Still, Adams notes that there are many female head chefs, but they may not recieve the same level of recognition in the media. “If you look at publications of chefs, it’s either 100 percent men in the picture or mostly men in the picture,” she says. “The media is not seeking out women. They’re not making the effort to put women in the picture.”

She says that this disparity between achievement versus perception of achievement is one that women face “across the board in every field.” Adams goes on to reference a recent New York Times article about Harvard Business School’s struggles in enhancing female success at the school.

“It’s about creating a culture that allows for women to be successful,” she says. As an example, she recounts once noticing that the Rialto kitchen “was way out of whack in terms of the percentage of men to women. We asked what are we doing? Are we doing enough to make it a welcoming place?”

“I’ve noticed [the large number of female chefs],” says Dumont. “I’m not sure why it’s happened here, but I think it plays into the camaraderie we have and the admiration we have for one another.”

New Kids On The Block

The power trio has welcomed some new additions, both male and female, to the Cambridge restaurant scene. Alexis Gelburd-Kimler, manager, and chef Matthew Gaudet co-founded one of the latest culinary hotspots, West Bridge, a little over a year ago.

“I drove by the space every day on my way to Aquitaine, where Chef Matt and I worked together. And years before that, too, always saying to myself, ‘How is there not a restaurant in that space?’ When I started casually looking at spaces I went by it again for probably the 150th time and cold called it.” Gelburd-Kimler’s whim paid off. She claims to still watch the video of herself walking into the space for the first time.

Gelburd-Kimler, like Gilson, is a tattooed restaurateur adding an element of youth to the restaurant scene. “We want people to know that it’s possible to eat great food and listen to Jay-Z at the same time,” she says.

Hip-hop aside, her managerial decisions appear to be working. West Bridge is making waves in the Boston restaurant scene, also appearing on Bon Appetit’s Top 50 Best New Restaurants list.

Gelburd-Kimler recounts the initial shock of hearing about accolades that West Bridge has received. “When the Boston Globe review came in at 3-and-a-half stars, I cried my eyes out, got excited, and then freaked out because now the bar went from being not really set anywhere to being set really high.
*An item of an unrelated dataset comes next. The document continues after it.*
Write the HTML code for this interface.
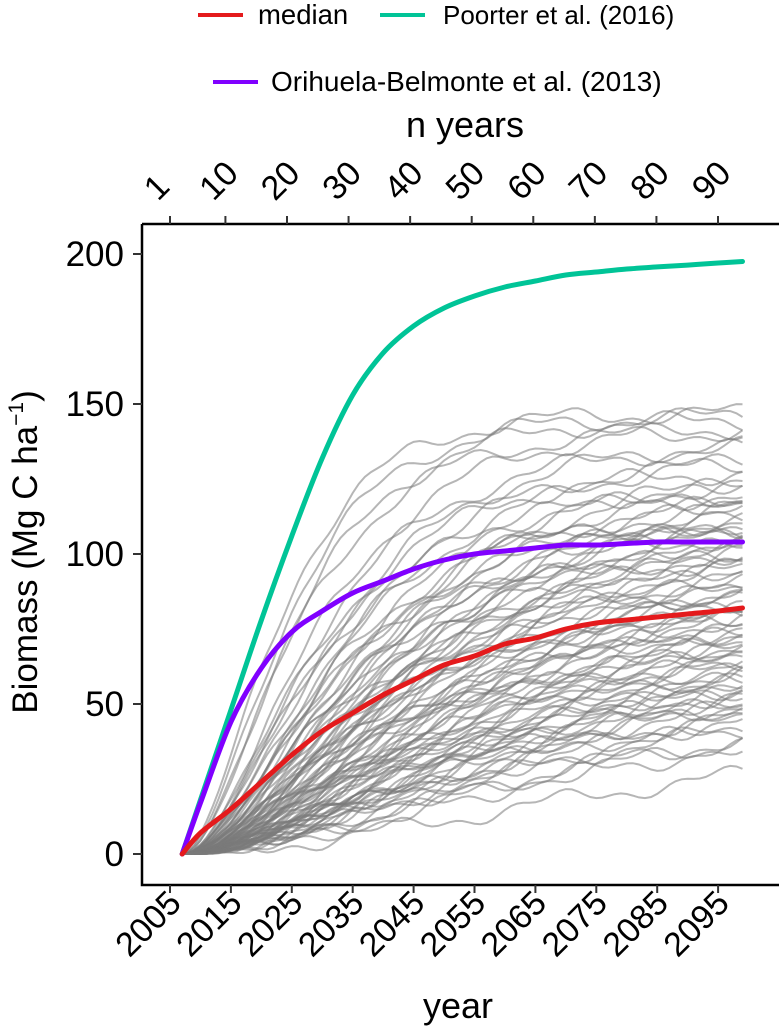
<!DOCTYPE html>
<html><head><meta charset="utf-8"><style>
body{margin:0;background:#fff;}
svg text{font-family:"Liberation Sans",sans-serif;fill:#000;}
</style></head><body>
<svg id="chart" width="779" height="1027" viewBox="0 0 779 1027" xmlns="http://www.w3.org/2000/svg">
<g id="legend">
 <g><line x1="198" y1="15" x2="243" y2="15" stroke="#e41a1c" stroke-width="4"/><text x="258" y="24" font-size="27.5">median</text></g>
 <g><line x1="380" y1="15" x2="425" y2="15" stroke="#00c497" stroke-width="4"/><text x="443" y="24" font-size="26">Poorter et al. (2016)</text></g>
 <g><line x1="213" y1="82" x2="258" y2="82" stroke="#8000ff" stroke-width="4"/><text x="271" y="91" font-size="28">Orihuela-Belmonte et al. (2013)</text></g>
</g>
<text x="465" y="137" font-size="36" text-anchor="middle">n years</text>
<text x="458" y="1018" font-size="36" text-anchor="middle">year</text>
<text transform="translate(37,552) rotate(-90)" font-size="35" text-anchor="middle">Biomass (Mg C ha<tspan font-size="21" dy="-14">−1</tspan><tspan dy="14">)</tspan></text>
<g id="plot"></g>
<g id="axes"></g>
</svg>
<script>
const years=[2007,2010,2015,2020,2025,2030,2035,2040,2045,2050,2055,2060,2065,2070,2075,2080,2085,2090,2095,2099];
const medianVals=[0,7,15,24,33,41,47,53,58,63,66,70,72,75,77,78,79,80,81,82];
const poorterVals=[0,18,48,78,106,132,153,167,176,182,186,189,191,193,194,195,195.7,196.3,197,197.5];
const orihuelaVals=[0,17,44,62,74,81,87,91,95,98,100,101,102,103,103,103.5,104,104,104,104];
const grayFinals=[147,146,145,143,141,138,136,134,132,130,128,126,125,124,123,122,121,120,119,118,117,116,115,114,113,112,111,110,109,108,107,106,105,104,103,102,101,100,99,98,97,96,95,94,93,92,91,90,89,88,87,86,85,84,83,82,81,80,79,78,77,76,75,74,73,72,71,70,69,68,67,66,65,64,63,62,61,60,59,58,57,56,55,53,51,50,48,46,41];
const grayRates=[0.07,0.065,0.06,0.05,0.06,0.045,0.05,0.04,0.045,0.035,0.05,0.04,0.03,0.045,0.035,0.04,0.03,0.05,0.035,0.04,0.03,0.045,0.035,0.03,0.04,0.028,0.035,0.045,0.03,0.04,0.032,0.028,0.04,0.035,0.03,0.025,0.038,0.03,0.035,0.028,0.032,0.025,0.03,0.035,0.028,0.025,0.03,0.032,0.026,0.03,0.028,0.024,0.03,0.026,0.028,0.025,0.03,0.024,0.027,0.025,0.028,0.023,0.026,0.025,0.024,0.027,0.022,0.025,0.024,0.023,0.025,0.022,0.024,0.023,0.022,0.025,0.021,0.023,0.022,0.024,0.02,0.022,0.021,0.02,0.022,0.018,0.02,0.019,0.015];
const xTicks=[2005,2015,2025,2035,2045,2055,2065,2075,2085,2095];
const nTicks=[1,10,20,30,40,50,60,70,80,90];
const yTicks=[0,50,100,150,200];
const NS="http://www.w3.org/2000/svg";
const X=y=>170+(y-2005)*6.09;
const Y=v=>854-v*3;
const nX=n=>170+(n-1)*(548/89);
const plot=document.getElementById('plot'), axes=document.getElementById('axes');
function mk(t,a,p){const e=document.createElementNS(NS,t);for(const k in a)e.setAttribute(k,a[k]);p.appendChild(e);return e;}
grayFinals.forEach((f,i)=>{
  const r=grayRates[i]*1.2;let d='';
  for(let yr=2007;yr<=2099;yr++){
    const t=yr-2007;
    let v=f*Math.pow(1-Math.exp(-r*t),2.1);
    v+=Math.sin(t*0.7+i*1.3)*1.2*Math.min(1,t/15)+Math.sin(t*0.23+i)*2.5*Math.min(1,t/30);
    v=Math.max(0,v);
    d+=(d?'L':'M')+X(yr).toFixed(1)+','+Y(v).toFixed(1);
  }
  const p=mk('path',{d:d,fill:'none',stroke:'#7a7a7a','stroke-opacity':'0.55','stroke-width':'2'},plot);
  
  
});
function series(vals,col,name){
  const pts=vals.map((v,i)=>[X(years[i]),Y(v)]);
  let d='M'+pts[0][0].toFixed(1)+','+pts[0][1].toFixed(1);
  for(let i=0;i<pts.length-1;i++){
    const p0=pts[Math.max(0,i-1)],p1=pts[i],p2=pts[i+1],p3=pts[Math.min(pts.length-1,i+2)];
    const c1=[p1[0]+(p2[0]-p0[0])/6,p1[1]+(p2[1]-p0[1])/6];
    const c2=[p2[0]-(p3[0]-p1[0])/6,p2[1]-(p3[1]-p1[1])/6];
    d+='C'+c1.map(n=>n.toFixed(1))+' '+c2.map(n=>n.toFixed(1))+' '+p2.map(n=>n.toFixed(1));
  }
  const p=mk('path',{d:d,fill:'none',stroke:col,'stroke-width':'5','stroke-linejoin':'round','stroke-linecap':'round'},plot);
  
  
}
series(poorterVals,'#00c497','poorter-line');
series(orihuelaVals,'#8000ff','orihuela-line');
series(medianVals,'#e41a1c','median-line');
mk('path',{d:'M142,224V885H779M142,224H779',fill:'none',stroke:'#000','stroke-width':'2.5'},axes);
xTicks.forEach(t=>{
  mk('line',{x1:X(t),x2:X(t),y1:885,y2:893,stroke:'#333','stroke-width':'2'},axes);
  const tx=mk('text',{transform:`translate(${X(t)+13},${905}) rotate(-45)`,'font-size':'34','text-anchor':'end'},axes);
  tx.textContent=t;
  
  
});
nTicks.forEach(n=>{
  mk('line',{x1:nX(n),x2:nX(n),y1:216,y2:224,stroke:'#333','stroke-width':'2'},axes);
  const tx=mk('text',{transform:`translate(${nX(n)-12},${202}) rotate(-45)`,'font-size':'34'},axes);
  tx.textContent=n;
  
  
});
yTicks.forEach(v=>{
  mk('line',{x1:133,x2:142,y1:Y(v),y2:Y(v),stroke:'#333','stroke-width':'2'},axes);
  const tx=mk('text',{x:124,y:Y(v)+12,'font-size':'35','text-anchor':'end'},axes);
  tx.textContent=v;
  
  
});
</script>
</body></html>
Every time you get accolades the bar gets set higher and higher, and people’s expectations change, and that’s scary.”

Gilson’s Puritan & Company has also enjoyed good reviews. “The reviews make us want to be even better,” he says. “[When] you start getting on list like Bon Appetit’s 50 Best New Restaurants, and you don’t make the 10, you want to strive for it.”

Gelburd-Kimler, who hails from New York, equates Cambridge with Brooklyn’s Park Slope neighborhood. “I myself am a little more of a free spirit, and Cambridge is filled with lots of free-spirited folks, from the students to the professionals to all different folks. Cambridge was where a restaurant had to be for me,” she says.
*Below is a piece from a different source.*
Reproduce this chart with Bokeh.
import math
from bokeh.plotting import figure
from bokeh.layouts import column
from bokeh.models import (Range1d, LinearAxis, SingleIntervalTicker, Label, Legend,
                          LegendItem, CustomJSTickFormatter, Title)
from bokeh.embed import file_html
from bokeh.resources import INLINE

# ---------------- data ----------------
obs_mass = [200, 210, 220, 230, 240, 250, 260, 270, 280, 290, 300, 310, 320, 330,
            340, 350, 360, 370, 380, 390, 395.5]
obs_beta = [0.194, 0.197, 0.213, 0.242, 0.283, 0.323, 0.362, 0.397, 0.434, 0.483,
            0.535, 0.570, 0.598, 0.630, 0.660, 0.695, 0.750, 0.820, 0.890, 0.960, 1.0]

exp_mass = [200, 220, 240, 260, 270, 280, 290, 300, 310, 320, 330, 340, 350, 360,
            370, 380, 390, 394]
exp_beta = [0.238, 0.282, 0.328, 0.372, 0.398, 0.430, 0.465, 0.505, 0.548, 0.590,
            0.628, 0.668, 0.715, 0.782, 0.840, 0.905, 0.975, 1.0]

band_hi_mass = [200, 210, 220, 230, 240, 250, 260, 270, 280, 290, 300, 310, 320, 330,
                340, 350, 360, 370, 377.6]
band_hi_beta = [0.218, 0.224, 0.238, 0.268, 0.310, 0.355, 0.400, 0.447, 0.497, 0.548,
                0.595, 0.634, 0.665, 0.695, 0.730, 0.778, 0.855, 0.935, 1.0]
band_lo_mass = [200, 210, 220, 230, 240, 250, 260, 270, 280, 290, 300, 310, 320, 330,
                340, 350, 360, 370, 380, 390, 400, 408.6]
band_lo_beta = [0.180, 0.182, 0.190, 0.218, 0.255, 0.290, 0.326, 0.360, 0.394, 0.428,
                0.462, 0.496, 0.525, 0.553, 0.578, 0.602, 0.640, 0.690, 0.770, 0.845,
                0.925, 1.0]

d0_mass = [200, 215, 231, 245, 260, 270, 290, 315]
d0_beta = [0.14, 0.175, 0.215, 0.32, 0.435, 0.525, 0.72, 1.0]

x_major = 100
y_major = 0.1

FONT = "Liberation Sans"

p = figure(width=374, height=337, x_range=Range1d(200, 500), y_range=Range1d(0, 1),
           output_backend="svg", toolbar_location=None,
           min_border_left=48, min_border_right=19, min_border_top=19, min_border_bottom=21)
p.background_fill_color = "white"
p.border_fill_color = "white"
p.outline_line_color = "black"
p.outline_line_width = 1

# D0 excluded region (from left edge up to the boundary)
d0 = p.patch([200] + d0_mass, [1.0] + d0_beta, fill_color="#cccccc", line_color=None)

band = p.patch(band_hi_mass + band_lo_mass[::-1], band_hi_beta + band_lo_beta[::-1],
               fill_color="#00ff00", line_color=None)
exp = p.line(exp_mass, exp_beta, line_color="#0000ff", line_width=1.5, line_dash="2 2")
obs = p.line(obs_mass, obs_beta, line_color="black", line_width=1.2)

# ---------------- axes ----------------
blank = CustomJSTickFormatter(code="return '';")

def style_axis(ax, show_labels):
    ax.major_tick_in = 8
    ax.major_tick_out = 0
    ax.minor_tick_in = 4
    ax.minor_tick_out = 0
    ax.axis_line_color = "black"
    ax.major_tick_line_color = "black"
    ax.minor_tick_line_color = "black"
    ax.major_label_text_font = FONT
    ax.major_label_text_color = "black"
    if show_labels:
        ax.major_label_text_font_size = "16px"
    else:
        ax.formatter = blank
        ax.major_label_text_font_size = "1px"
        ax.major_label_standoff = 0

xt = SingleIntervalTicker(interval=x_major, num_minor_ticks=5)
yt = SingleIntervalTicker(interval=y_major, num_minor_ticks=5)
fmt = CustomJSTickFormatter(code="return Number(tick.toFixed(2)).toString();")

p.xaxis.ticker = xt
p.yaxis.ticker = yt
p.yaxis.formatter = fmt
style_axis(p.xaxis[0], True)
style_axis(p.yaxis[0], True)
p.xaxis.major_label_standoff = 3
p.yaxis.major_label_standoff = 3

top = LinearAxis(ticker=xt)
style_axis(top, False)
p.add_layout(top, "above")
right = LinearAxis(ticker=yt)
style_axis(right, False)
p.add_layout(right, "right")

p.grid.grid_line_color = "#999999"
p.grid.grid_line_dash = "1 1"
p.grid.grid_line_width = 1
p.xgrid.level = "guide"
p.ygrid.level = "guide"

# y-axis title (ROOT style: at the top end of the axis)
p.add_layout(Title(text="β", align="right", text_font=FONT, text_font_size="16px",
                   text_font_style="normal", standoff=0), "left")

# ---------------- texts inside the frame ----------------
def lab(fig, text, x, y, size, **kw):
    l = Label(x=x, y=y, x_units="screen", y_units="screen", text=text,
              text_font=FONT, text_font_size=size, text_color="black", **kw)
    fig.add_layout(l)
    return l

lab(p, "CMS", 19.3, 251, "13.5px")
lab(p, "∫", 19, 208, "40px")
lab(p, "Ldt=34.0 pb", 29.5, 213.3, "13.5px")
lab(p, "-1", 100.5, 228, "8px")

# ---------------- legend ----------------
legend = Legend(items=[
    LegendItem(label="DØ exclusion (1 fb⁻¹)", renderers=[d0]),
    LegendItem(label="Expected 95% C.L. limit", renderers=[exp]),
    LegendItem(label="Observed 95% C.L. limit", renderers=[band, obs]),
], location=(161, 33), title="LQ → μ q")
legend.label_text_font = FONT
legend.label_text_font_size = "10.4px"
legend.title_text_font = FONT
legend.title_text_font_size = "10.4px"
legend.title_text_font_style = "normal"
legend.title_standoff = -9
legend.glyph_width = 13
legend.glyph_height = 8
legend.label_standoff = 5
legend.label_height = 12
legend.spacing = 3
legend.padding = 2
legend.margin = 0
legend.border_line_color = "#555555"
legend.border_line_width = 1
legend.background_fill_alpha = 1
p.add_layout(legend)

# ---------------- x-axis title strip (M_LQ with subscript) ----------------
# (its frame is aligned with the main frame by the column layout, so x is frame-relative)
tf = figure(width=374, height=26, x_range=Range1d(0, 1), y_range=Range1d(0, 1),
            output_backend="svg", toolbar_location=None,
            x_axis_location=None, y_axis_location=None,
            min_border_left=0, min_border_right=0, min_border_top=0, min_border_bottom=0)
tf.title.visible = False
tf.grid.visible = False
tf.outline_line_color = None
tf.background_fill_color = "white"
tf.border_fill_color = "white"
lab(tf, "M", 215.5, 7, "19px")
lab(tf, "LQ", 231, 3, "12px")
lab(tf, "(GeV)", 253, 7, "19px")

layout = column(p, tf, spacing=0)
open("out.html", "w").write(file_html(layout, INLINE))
Gilson echoes Gelburd-Kimler’s praise for Cambridge. Besides Puritan & Company, he also founded the Cellar, located closer to Harvard’s campus, and has always been attracted to the “neighborhood vibe” of Cambridge. He tried unsuccessfully to purchase three different Inman Square locations before securing the space for Puritan & Company.

“For me, I’ve always enjoyed the fact that on either end of the street that my restaurant’s on is two little schools called Harvard and MIT. You’ve got some of the smartest people in the world going to school on either end of the street that you work on.”

Healthy Competition

This high level of camaraderie among chefs both female and male was one practically drilled into me throughout the course of my conversations. With so many talented chefs in the area, it would be easy to presume that the same sort of cutthroat competitive atmosphere would exist in Cambridge as it does in New York and San Francisco. Yet all the chefs insist that the Cambridge community is a supportive one. Still, one wonders if all this talent leaves them anxious about continuing to raise the bar.

Adams recalls seeing Gilson sitting down for many meals at the bar at Rialto. “I’ve been to his restaurant, and I think it’s great. The more restaurants the better. The more reason that someone has to think about Cambridge as a destination for food, the better off we all are,” says Adams.

She admits, however, that “there’s a healthy sense of competition.”  “We know that when one boat rises all boats rise. I don’t think there’s really edgy competition. It’s healthy. You have to be competitive if you want to be the best,” she says with the knowing smile of someone who has often been labeled “the best.”

Gelburd-Kimler shies away from any mention of the competitive nature of the restaurant business. “Jody’s much wiser than I am” she says. “It’s an intense, business but I would say the majority of the intensity comes from within. I try to not look at anything else and stay focused on our vision.”

“It’s a family and I’ve never seen anything quite like it,” she concludes, noting that West Bridge relied on the support of other restaurateurs in the area. “They would say, ‘don’t lose your mind this week, you got this.’”

Gilson, like Gelburd-Kimler, defers to the elder stateswomen of the Cambridge culinary scene. “I wouldn’t be able to run the kitchen the way that I do if I hadn’t learned how Ana Sortun does it, or if I hadn’t been to Rialto and watched Jody create a whole new bar section to her menu.”

The competition isn’t likely to die down, Sortun is opening a new restaraunt in nearby Summerville to be named “Sarma” in a matter of months.

“I don’t necessarily feel a lot of competition. I feel an admiration that this is a great city. I want to either learn from them and be with them,” says Dumont. She cites New York and San Francisco, two cities that she has previously worked in as places that experience an intense cutthroat competition.

“When people talk about great food cities they mention New York, San Francisco, and Chicago” muses Dumont. “I’ve worked in all of those cities and it doesn’t make any sense to me.” However, she concludes, “We’re too busy making good food to care.”

This article has been revised to reflect the following correction:

CORRECTION: Sept. 20, 2013

An earlier version of the caption accompanying the photo of Inman Square restaurant Puritan & Co. incorrectly stated the first name of the head chef. In fact, he is Will Gilson.